Penyitaan buku bukan satu-satunya cara aparat memberangus
hantu masa lalu. Pembubaran paksa diskusi, pencekalan atau penahanan terhadap
aktivis literasi juga termasuk yang berulangkali terjadi. Pada 2010 lalu
majalah Tempo menerbitkan laporan khusus berjudul "Rekening Gendut Perwira
Polisi", saat diterbitkan, tiba-tiba semua eksemplar ludes diborong
pembeli tak dikenal.
Pelarangan buku sendiri seharusnya sudah punah dari
Indonesia. Ketika Jaksa Agung Hendarman Supandji melarang lima buku kiri pada
2009 silam, Mahkamah Konstitusi mengeluarkan putusan Nr. 20/PUU-VII/2010 yang
menganggap pelarangan atau penyitaan barang cetak tanpa proses pengadilan
melanggar konstitusi.
Pun TAP MPRS XXV/1966 tentang Pembubaran PKI yang sering
dijadikan dasar pemberangusan buku kiri telah ditambahkan dengan TAP MPR
No.1/2003. Di dalamnya aparat negara wajib berlaku adil serta "menghormati
hukum, prinsip demokrasi dan hak asasi manusia," ketika menegakkan
ketetapan 1966 tersebut.
Kepentingan
Praktis Petinggi Militer
Berkaitan dengan aksi penyitaan di Kediri dan Padang,
sejahrawan Bonnie Triyana menolak anggapan aksi sweeping TNI dilakukan atas
dasar nasionalisme buta.
"Siapa yang paling diuntungkan dari aksi ini?," tanyanya merujuk pada dugaan menguatnya ambisi politik TNI.
Pakar Hukum Ketatanegaraan, Bivitri Susanti, menilai
sikap enggan TNI tunduk pada supremasi sipil disebabkan oleh hal lain.
"Ada masalah yang sifatnya struktual, yaitu bahwa mereka sudah begitu lama masuk ke dalam berbagai aspek kehidupan bangsa ini, sehingga sampai sekarang pun masih merasa berhak melakukan hal-hal yang sifatnya yang bukan wewenang mereka," kata dia saat dihubungi DW.

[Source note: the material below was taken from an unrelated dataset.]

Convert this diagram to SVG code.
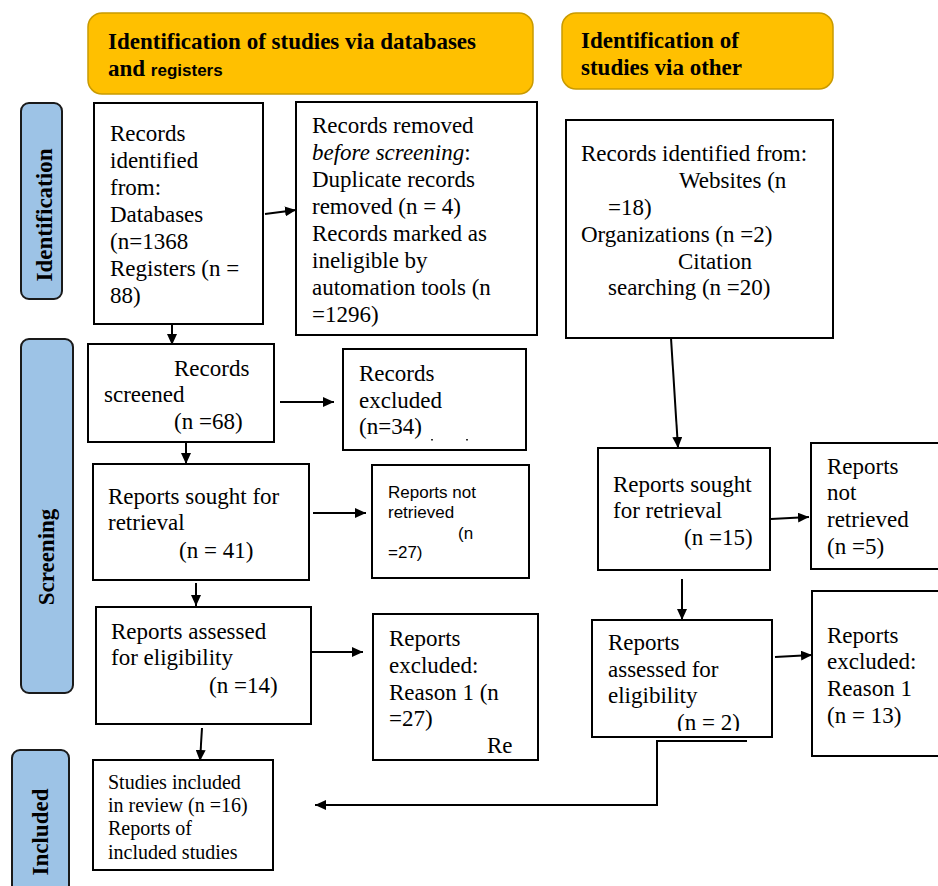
<svg xmlns="http://www.w3.org/2000/svg" width="938" height="886" viewBox="0 0 938 886">
<style>
.box{fill:#fff;stroke:#000;stroke-width:2}
.hdr{fill:#FFC000;stroke:#C99A00;stroke-width:1.5}
.bar{fill:#9DC3E6;stroke:#1a1a1a;stroke-width:2}
.t{font-family:"Liberation Serif","Times New Roman",serif;font-size:23px;fill:#000}
.ts{font-family:"Liberation Serif","Times New Roman",serif;font-size:20px;fill:#000}
.tsans{font-family:"Liberation Sans",Arial,sans-serif;font-size:17px;fill:#000}
.hb{font-family:"Liberation Serif","Times New Roman",serif;font-size:23px;font-weight:bold;fill:#000}
.hbs{font-family:"Liberation Sans",Arial,sans-serif;font-size:17px;font-weight:bold;fill:#000}
.lbl{font-family:"Liberation Serif","Times New Roman",serif;font-size:23px;font-weight:bold;fill:#000;text-anchor:middle}
.c{fill:none;stroke:#000;stroke-width:2}
</style>
<defs>
<marker id="ah" markerUnits="userSpaceOnUse" markerWidth="12" markerHeight="10" refX="11" refY="5" orient="auto">
<path d="M0,0 L11,5 L0,10 Z" fill="#000"/>
</marker>
<clipPath id="clipN2"><rect x="592" y="620" width="180" height="111"/></clipPath>
</defs>
<rect width="938" height="886" fill="#fff"/>

<g id="header-db">
<rect class="hdr" x="88" y="13" width="445" height="81" rx="14"/>
<text class="hb" x="108" y="49">Identification of studies via databases</text>
<text x="108" y="76"><tspan class="hb">and </tspan><tspan class="hbs">registers</tspan></text>
</g>
<g id="header-other">
<rect class="hdr" x="562" y="13" width="271" height="76" rx="14"/>
<text class="hb" x="581" y="48">Identification of</text>
<text class="hb" x="581" y="75">studies via other</text>
</g>

<g id="bar-identification">
<rect class="bar" x="21" y="103" width="41" height="196" rx="8"/>
<text class="lbl" transform="translate(52,215) rotate(-90)">Identification</text>
</g>
<g id="bar-screening">
<rect class="bar" x="21" y="339" width="52" height="354" rx="8"/>
<text class="lbl" transform="translate(54,557) rotate(-90)">Screening</text>
</g>
<g id="bar-included">
<rect class="bar" x="12" y="750" width="57" height="150" rx="8"/>
<text class="lbl" transform="translate(48,832) rotate(-90)">Included</text>
</g>

<g id="records-identified">
<rect class="box" x="94" y="103" width="169" height="221"/>
<text class="t" x="110" y="141">Records</text>
<text class="t" x="110" y="168">identified</text>
<text class="t" x="110" y="195">from:</text>
<text class="t" x="110" y="222">Databases</text>
<text class="t" x="110" y="249">(n=1368</text>
<text class="t" x="110" y="276">Registers (n =</text>
<text class="t" x="110" y="303">88)</text>
</g>
<g id="records-removed">
<rect class="box" x="296" y="102" width="241" height="233"/>
<text class="t" x="312" y="133">Records removed</text>
<text class="t" x="312" y="160"><tspan font-style="italic">before screening</tspan>:</text>
<text class="t" x="312" y="187">Duplicate records</text>
<text class="t" x="312" y="214">removed (n = 4)</text>
<text class="t" x="312" y="241">Records marked as</text>
<text class="t" x="312" y="268">ineligible by</text>
<text class="t" x="312" y="295">automation tools (n</text>
<text class="t" x="312" y="322">=1296)</text>
</g>
<g id="records-other">
<rect class="box" x="566" y="120" width="267" height="218"/>
<text class="t" x="581" y="161">Records identified from:</text>
<text class="t" x="679" y="188">Websites (n</text>
<text class="t" x="608" y="215">=18)</text>
<text class="t" x="581" y="242">Organizations (n =2)</text>
<text class="t" x="678" y="269">Citation</text>
<text class="t" x="608" y="295">searching (n =20)</text>
</g>

<g id="records-screened">
<rect class="box" x="88" y="344" width="186" height="98"/>
<text class="t" x="174" y="376">Records</text>
<text class="t" x="104" y="402">screened</text>
<text class="t" x="174" y="429">(n =68)</text>
</g>
<g id="records-excluded">
<rect class="box" x="343" y="349" width="183" height="101"/>
<text class="t" x="359" y="381">Records</text>
<text class="t" x="359" y="408">excluded</text>
<text class="t" x="359" y="434">(n=34)</text>
<rect x="431" y="439" width="2" height="1.5" fill="#333"/>
<rect x="466" y="439" width="2" height="1.5" fill="#333"/>
</g>
<g id="reports-sought">
<rect class="box" x="93" y="464" width="216" height="116"/>
<text class="t" x="108" y="504">Reports sought for</text>
<text class="t" x="108" y="530">retrieval</text>
<text class="t" x="179" y="558">(n = 41)</text>
</g>
<g id="reports-not-retrieved">
<rect class="box" x="372" y="465" width="157" height="113"/>
<text class="tsans" x="388" y="498">Reports not</text>
<text class="tsans" x="388" y="518">retrieved</text>
<text class="tsans" x="458" y="539">(n</text>
<text class="tsans" x="388" y="558">=27)</text>
</g>
<g id="reports-assessed">
<rect class="box" x="96" y="607" width="215" height="117"/>
<text class="t" x="111" y="639">Reports assessed</text>
<text class="t" x="111" y="665">for eligibility</text>
<text class="t" x="209" y="693">(n =14)</text>
</g>
<g id="reports-excluded">
<rect class="box" x="373" y="614" width="165" height="146"/>
<text class="t" x="389" y="646">Reports</text>
<text class="t" x="389" y="673">excluded:</text>
<text class="t" x="389" y="700">Reason 1 (n</text>
<text class="t" x="389" y="726">=27)</text>
<text class="t" x="487" y="753">Re</text>
</g>
<g id="studies-included">
<rect class="box" x="93" y="760" width="180" height="110"/>
<text class="ts" x="108" y="789">Studies included</text>
<text class="ts" x="108" y="812">in review (n =16)</text>
<text class="ts" x="108" y="835">Reports of</text>
<text class="ts" x="108" y="859">included studies</text>
</g>

<g id="reports-sought-other">
<rect class="box" x="598" y="448" width="172" height="122"/>
<text class="t" x="613" y="492">Reports sought</text>
<text class="t" x="613" y="518">for retrieval</text>
<text class="t" x="684" y="545">(n =15)</text>
</g>
<g id="reports-not-retrieved-other">
<rect class="box" x="811" y="443" width="140" height="126"/>
<text class="t" x="827" y="474">Reports</text>
<text class="t" x="827" y="500">not</text>
<text class="t" x="827" y="527">retrieved</text>
<text class="t" x="827" y="554">(n =5)</text>
</g>
<g id="reports-assessed-other">
<rect class="box" x="592" y="620" width="180" height="117"/>
<text class="t" x="608" y="650">Reports</text>
<text class="t" x="608" y="677">assessed for</text>
<text class="t" x="608" y="703">eligibility</text>
<text class="t" x="677" y="730" clip-path="url(#clipN2)">(n = 2)</text>
</g>
<g id="reports-excluded-other">
<rect class="box" x="812" y="591" width="140" height="165"/>
<text class="t" x="827" y="643">Reports</text>
<text class="t" x="827" y="669">excluded:</text>
<text class="t" x="827" y="696">Reason 1</text>
<text class="t" x="827" y="723">(n = 13)</text>
</g>

<g id="connectors">
<path class="c" d="M265 214 L296 210" marker-end="url(#ah)"/>
<path class="c" d="M172 324 L172 345" marker-end="url(#ah)"/>
<path class="c" d="M280 402 L334 402" marker-end="url(#ah)"/>
<path class="c" d="M186 442 L186 464" marker-end="url(#ah)"/>
<path class="c" d="M313 513 L366 513" marker-end="url(#ah)"/>
<path class="c" d="M196 583 L196 606" marker-end="url(#ah)"/>
<path class="c" d="M311 652 L363 652" marker-end="url(#ah)"/>
<path class="c" d="M202 728 L200 761" marker-end="url(#ah)"/>
<path class="c" d="M671 338 L678 448" marker-end="url(#ah)"/>
<path class="c" d="M771 519 L809 517" marker-end="url(#ah)"/>
<path class="c" d="M682 579 L682 620" marker-end="url(#ah)"/>
<path class="c" d="M775 657 L812 655" marker-end="url(#ah)"/>
<path class="c" d="M747 741 L657 741 L657 805 L315 805" marker-end="url(#ah)"/>
</g>
</svg>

Dia menduga aksi sweeping menyimpan kepentingan praktis
petinggi TNI dan sebab itu berpotensi menggerogoti pondasi demokrasi di
Indonesia.
"Saya kira sangat menjadi ancaman karena jadi cendrung mengabaikan cara-cara demokratis. Ada banyak sekali upaya pemerintah yang sebenarnya bisa diselesaikan dengan cara demokratis, tapi karena masih ada ambisi politik dan ekonomi TNI tadi, mereka sering dipakai oleh pemerintah dan bisnis sebagai jalan pendek."
TNI sejauh ini belum bersuara menanggapi kecaman terkait
penyitaan ratusan buku kiri. Berbeda dengan Bivitri, pengamat keamanan Aris
Santoso, mencurigai hal lain sebagai penyebab geliat anti komunisme yang mulai
marak di tubuh militer belakangan ini.
"Apa yang kita lihat di lapangan, sama sekali tidak match dengan aspirasi yang berkembang di tingkat pimpinan," kata dia kepada DW.

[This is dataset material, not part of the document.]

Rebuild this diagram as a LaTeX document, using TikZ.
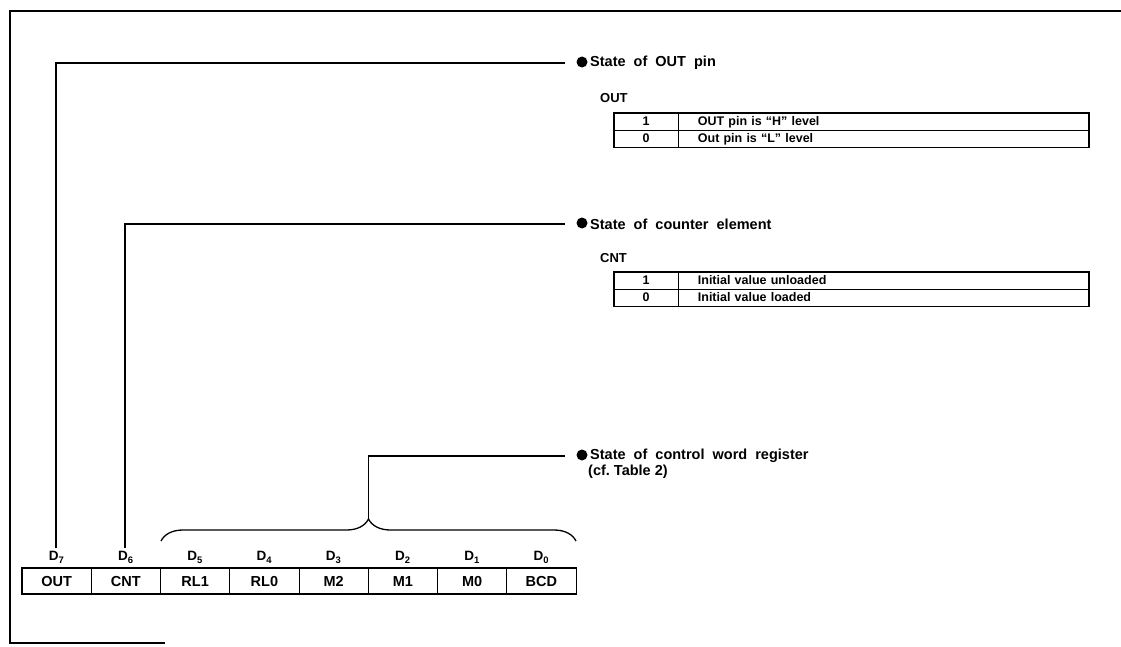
\documentclass[tikz,border=0pt]{standalone}
\usepackage{fontspec}
\setmainfont{Liberation Sans}
\usetikzlibrary{decorations.pathreplacing}
\tikzset{
  frameline/.style={line width=2.6pt},
  leader/.style={line width=1.3pt},
  regcell/.style={draw, line width=0.9pt, minimum width=69.25pt, minimum height=25pt, inner sep=0pt, text height=10.4pt, text depth=0pt, font=\bfseries\fontsize{14.5}{16}\selectfont},
  dlabel/.style={inner sep=0pt, text height=9.7pt, text depth=2pt, font=\bfseries\fontsize{13.5}{15}\selectfont},
  keycell/.style={draw, line width=0.9pt, minimum height=17pt, inner sep=0pt, text height=9pt, text depth=0.5pt, font=\bfseries\fontsize{12.5}{13}\selectfont},
  valcell/.style={keycell, text width=372pt, inner xsep=19pt, align=left, anchor=west},
  outerbox/.style={line width=1.8pt},
  bulletdot/.style={circle, fill, minimum size=11pt, inner sep=0pt},
  title/.style={anchor=west, inner sep=0pt, font=\bfseries\fontsize{14.5}{15.5}\selectfont, align=left},
  thead/.style={anchor=west, inner sep=0pt, font=\bfseries\fontsize{13}{14}\selectfont}
}
\begin{document}
\begin{tikzpicture}[x=1pt,y=-1pt]
\useasboundingbox (0,0) rectangle (1121,647);
% page frame
\draw[frameline] (165,643) -- (10,643) -- (10,11) -- (1121,11);

% register
\foreach \n/\t [count=\i from 0] in {7/OUT,6/CNT,5/RL1,4/RL0,3/M2,2/M1,1/M0,0/BCD} {
  \node[regcell] (r\n) at ({22+69.25*(\i+0.5)},581) {\t};
  \node[dlabel] (d\n) at ({22+69.25*(\i+0.5)},557) {D\textsubscript{\n}};
}
\draw[outerbox] (r7.north west) rectangle (r0.south east);

% titles
\node[bulletdot] (b1) at (582,62) {};
\node[title] (t1) at (590,63) {State\ \ of\ \ OUT\ \ pin};
\node[bulletdot] (b2) at (582,223) {};
\node[title] (t2) at (590,224) {State\ \ of\ \ counter\ \ element};
\node[bulletdot] (b3) at (582,455) {};
\node[title] (t3) at (590,456) {State\ \ of\ \ control\ \ word\ \ register};
\node[title] (t3b) at (588,472) {(cf.\ Table 2)};

% leaders
\coordinate (e1) at (565,63);
\coordinate (e2) at (565,224);
\coordinate (e3) at (565,456);
\coordinate (s7) at (56,548);
\coordinate (s6) at (125,548);
\draw[leader] (s7) |- (e1);
\draw[leader] (s6) |- (e2);
\coordinate (brL) at (161,541);
\coordinate (brR) at (576,541);
\draw[leader, decorate, decoration={brace, amplitude=22pt, aspect=0.5}] (brL) -- (brR);
\coordinate (bt) at (368.5,519);
\draw[leader] (bt) |- (e3);

% table OUT
\node[thead] (h1) at (600,98) {OUT};
\node[keycell, minimum width=64pt] (k11) at (646,121.5) {1};
\node[valcell] (v11) at (k11.east) {OUT pin is ``H'' level};
\node[keycell, minimum width=64pt] (k10) at (646,138.5) {0};
\node[valcell] (v10) at (k10.east) {Out pin is ``L'' level};
\draw[outerbox] (k11.north west) rectangle (v10.south east);

% table CNT
\node[thead] (h2) at (600,258) {CNT};
\node[keycell, minimum width=64pt] (k21) at (646,280.5) {1};
\node[valcell] (v21) at (k21.east) {Initial value unloaded};
\node[keycell, minimum width=64pt] (k20) at (646,297.5) {0};
\node[valcell] (v20) at (k20.east) {Initial value loaded};
\draw[outerbox] (k21.north west) rectangle (v20.south east);
\end{tikzpicture}
\end{document}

"Lapisan pimpinan TNI saat ini diisi oleh perwira-perwira yang memiliki kompetensi secara intelektual, mereka umumnya pernah bersekolah di luar negeri."

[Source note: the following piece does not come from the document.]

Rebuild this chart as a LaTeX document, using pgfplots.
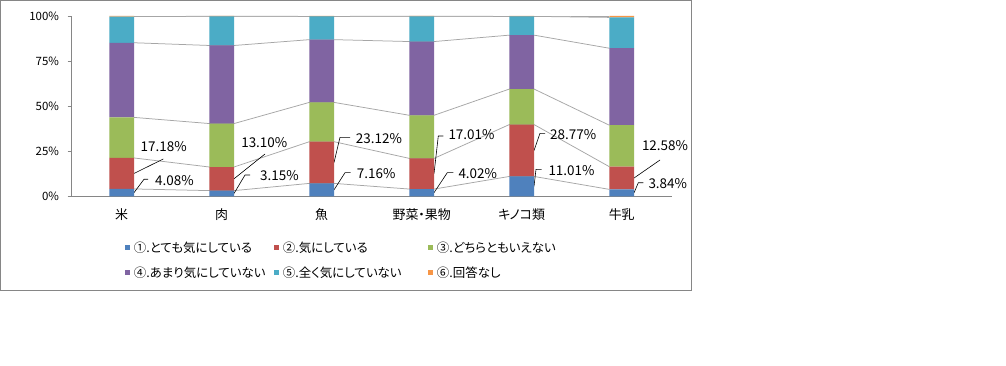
\documentclass[border=0pt]{standalone}
\usepackage{pgfplots}
\pgfplotsset{compat=1.18}
\usepackage{pgfplotstable}
\usepackage{fontspec}
\setmainfont{Noto Sans CJK JP}[RawFeature=+palt]

\definecolor{cA}{HTML}{4F81BD}
\definecolor{cB}{HTML}{C0504D}
\definecolor{cC}{HTML}{9BBB59}
\definecolor{cD}{HTML}{8064A2}
\definecolor{cE}{HTML}{4BACC6}
\definecolor{cF}{HTML}{F79646}
\definecolor{axgray}{HTML}{868686}
\definecolor{lngray}{HTML}{A6A6A6}

\pgfplotsset{sqimg/.style={legend image code/.code={\path[draw=none,fill=none] (0,0) -- (9bp,0); \fill[#1,draw=none] (0,-2.5bp) rectangle (5bp,2.5bp);}}}
\tikzset{lab/.style={inner sep=0pt, font=\fontsize{13.5}{15}\selectfont},
  leader/.style={black, line width=0.6bp}}

\pgfplotstableread{
x s1 s2 s3 s4 s5 s6
0 4.08 17.18 22.5 41.4 14.5 0.34
1 3.15 13.10 24.1 43.3 16.2 0.15
2 7.16 23.12 21.8 34.8 12.9 0.22
3 4.02 17.01 23.9 40.9 14.0 0.17
4 11.01 28.77 19.7 29.9 10.4 0.22
5 3.84 12.58 23.0 42.7 17.1 0.78
}\bardata

\pgfplotstableread{
x s1 s2 s3 s4 s5 s6
0.1235 4.08 17.18 22.5 41.4 14.5 0.34
0.8765 3.15 13.10 24.1 43.3 16.2 0.15
1.1235 3.15 13.10 24.1 43.3 16.2 0.15
1.8765 7.16 23.12 21.8 34.8 12.9 0.22
2.1235 7.16 23.12 21.8 34.8 12.9 0.22
2.8765 4.02 17.01 23.9 40.9 14.0 0.17
3.1235 4.02 17.01 23.9 40.9 14.0 0.17
3.8765 11.01 28.77 19.7 29.9 10.4 0.22
4.1235 11.01 28.77 19.7 29.9 10.4 0.22
4.8765 3.84 12.58 23.0 42.7 17.1 0.78
}\linedata

\begin{document}
\begin{tikzpicture}[x=1bp,y=1bp]
\path[use as bounding box] (0,0) rectangle (1006,365);
\fill[white] (0,0) rectangle (1006,365);
\draw[axgray, line width=1bp] (0.5,74.5) rectangle (691.7,364.5);

% series lines + second legend row
\begin{axis}[
  at={(71.7bp,168.7bp)}, anchor=south west,
  scale only axis, width=600bp, height=180.3bp,
  xmin=-0.5, xmax=5.5, ymin=0, ymax=100,
  hide axis, stack plots=y, clip=false,
  legend columns=3,
  legend cell align=left,
  legend style={at={(0.0888,-0.425)}, anchor=west, draw=none, fill=none,
    inner sep=0pt, outer sep=0pt, column sep=0pt, row sep=0pt,
    nodes={inner sep=0pt, outer sep=0pt, font=\fontsize{12.5}{14}\selectfont}},
]
\addlegendimage{sqimg=cD}\addlegendentry{\makebox[140bp][l]{④.あまり気にしていない}}
\addlegendimage{sqimg=cE}\addlegendentry{\makebox[145bp][l]{⑤.全く気にしていない}}
\addlegendimage{sqimg=cF}\addlegendentry{⑥.回答なし}
\addplot[lngray, line width=0.75bp, no markers] table[x=x,y=s1]{\linedata};
\addplot[lngray, line width=0.75bp, no markers] table[x=x,y=s2]{\linedata};
\addplot[lngray, line width=0.75bp, no markers] table[x=x,y=s3]{\linedata};
\addplot[lngray, line width=0.75bp, no markers] table[x=x,y=s4]{\linedata};
\addplot[lngray, line width=0.75bp, no markers] table[x=x,y=s5]{\linedata};
\addplot[lngray, line width=0.75bp, no markers] table[x=x,y=s6]{\linedata};
\end{axis}

% bars
\begin{axis}[
  at={(71.7bp,168.7bp)}, anchor=south west,
  scale only axis, width=600bp, height=180.3bp,
  ybar stacked, bar width=24.7bp,
  xmin=-0.5, xmax=5.5, ymin=0, ymax=100,
  clip=false,
  axis x line*=bottom, axis y line*=left,
  axis line style={draw=axgray, line width=0.75bp},
  xtick={0,1,2,3,4,5},
  xticklabels={米,肉,魚,野菜・果物,キノコ類,牛乳},
  xtick style={draw=none},
  xticklabel style={inner sep=0pt, anchor=center, yshift=-14.5bp, font=\fontsize{13}{15}\selectfont},
  ytick={0,25,50,75,100},
  yticklabels={0\%,25\%,50\%,75\%,100\%},
  ytick style={draw=axgray, line width=0.75bp},
  tick align=outside, major tick length=4bp,
  yticklabel style={inner sep=0pt, anchor=east, xshift=-8.5bp, font=\fontsize{11.5}{13}\selectfont},
  legend columns=3,
  legend cell align=left,
  legend style={at={(0.0888,-0.285)}, anchor=west, draw=none, fill=none,
    inner sep=0pt, outer sep=0pt, column sep=0pt, row sep=0pt,
    nodes={inner sep=0pt, outer sep=0pt, font=\fontsize{12.5}{14}\selectfont}},
]
\addlegendimage{sqimg=cA}\addlegendentry{\makebox[140bp][l]{①.とても気にしている}}
\addlegendimage{sqimg=cB}\addlegendentry{\makebox[145bp][l]{②.気にしている}}
\addlegendimage{sqimg=cC}\addlegendentry{③.どちらともいえない}
\addplot[fill=cA, draw=none] table[x=x,y=s1]{\bardata};
\addplot[fill=cB, draw=none] table[x=x,y=s2]{\bardata};
\addplot[fill=cC, draw=none] table[x=x,y=s3]{\bardata};
\addplot[fill=cD, draw=none] table[x=x,y=s4]{\bardata};
\addplot[fill=cE, draw=none] table[x=x,y=s5]{\bardata};
\addplot[fill=cF, draw=none] table[x=x,y=s6]{\bardata};

% data labels (series 1 and 2)
\draw[leader] (axis cs:0.123,2.04) -- (axis cs:0.223,9.43) -- (axis cs:0.263,9.43);
\node[lab, anchor=west] at (axis cs:0.333,8.87) {4.08\%};
\draw[leader] (axis cs:0.123,12.67) -- (axis cs:0.416,20.69);
\node[lab] at (axis cs:0.42,27.34) {17.18\%};

\draw[leader] (axis cs:1.123,1.575) -- (axis cs:1.233,11.8) -- (axis cs:1.283,11.8);
\node[lab, anchor=west] at (axis cs:1.383,11.26) {3.15\%};
\draw[leader] (axis cs:1.123,9.7) -- (axis cs:1.433,23.46);
\node[lab] at (axis cs:1.426,29.7) {13.10\%};

\draw[leader] (axis cs:2.123,3.58) -- (axis cs:2.233,13.09) -- (axis cs:2.29,13.09);
\node[lab, anchor=west] at (axis cs:2.35,12.37) {7.16\%};
\draw[leader] (axis cs:2.123,18.72) -- (axis cs:2.183,32.72) -- (axis cs:2.283,32.72);
\node[lab, anchor=west] at (axis cs:2.34,32.17) {23.12\%};

\draw[leader] (axis cs:3.123,2.01) -- (axis cs:3.256,13.09) -- (axis cs:3.316,13.09);
\node[lab, anchor=west] at (axis cs:3.366,12.37) {4.02\%};
\draw[leader] (axis cs:3.123,12.53) -- (axis cs:3.166,33.44) -- (axis cs:3.216,33.44);
\node[lab, anchor=west] at (axis cs:3.266,34.0) {17.01\%};

\draw[leader] (axis cs:4.123,5.5) -- (axis cs:4.143,14.97) -- (axis cs:4.2,14.97);
\node[lab, anchor=west] at (axis cs:4.266,14.2) {11.01\%};
\draw[leader] (axis cs:4.123,25.4) -- (axis cs:4.183,34.94) -- (axis cs:4.233,34.94);
\node[lab, anchor=west] at (axis cs:4.283,34.0) {28.77\%};

\draw[leader] (axis cs:5.123,1.92) -- (axis cs:5.166,7.54) -- (axis cs:5.216,7.54);
\node[lab, anchor=west] at (axis cs:5.266,7.21) {3.84\%};
\draw[leader] (axis cs:5.123,10.13) -- (axis cs:5.383,20.13);
\node[lab] at (axis cs:5.433,28.06) {12.58\%};
\end{axis}
\end{tikzpicture}
\end{document}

"Dengan latar belakang pendidikan seperti itu, rasanya mustahil ada perintah untuk melakukan sweeping buku."
Dia menduga penyitaan buku teranyar di Padang dan Kediri
tidak terlepas dari "konflik internal" di tubuh militer. Menurutnya
sejak era perang kemerdekaan, TNI Angkatan Darat tak pernah jauh dari konflik
"perebutan kekuasan" di kalangan sendiri. Dia bahkan tak menutup
kemungkinan adanya upaya "sabotase" terhadap jajaran petinggi TNI
lewat pelarangan buku kiri.
"Apa yang kita lihat hari ini, semata-mata adalah 'perebutan kekuasaan.' Sama sekali tidak alasan ideologis untuk operasi di lapangan. Itu bisa terjadi karena ada keresahan dalam tubuh TNI, terkait promosi jabatan dan pangkat. Sebagaimana diketahui, kini perwira yang memiliki akses ke Istana yang lebih berpeluang untuk dipromosikan."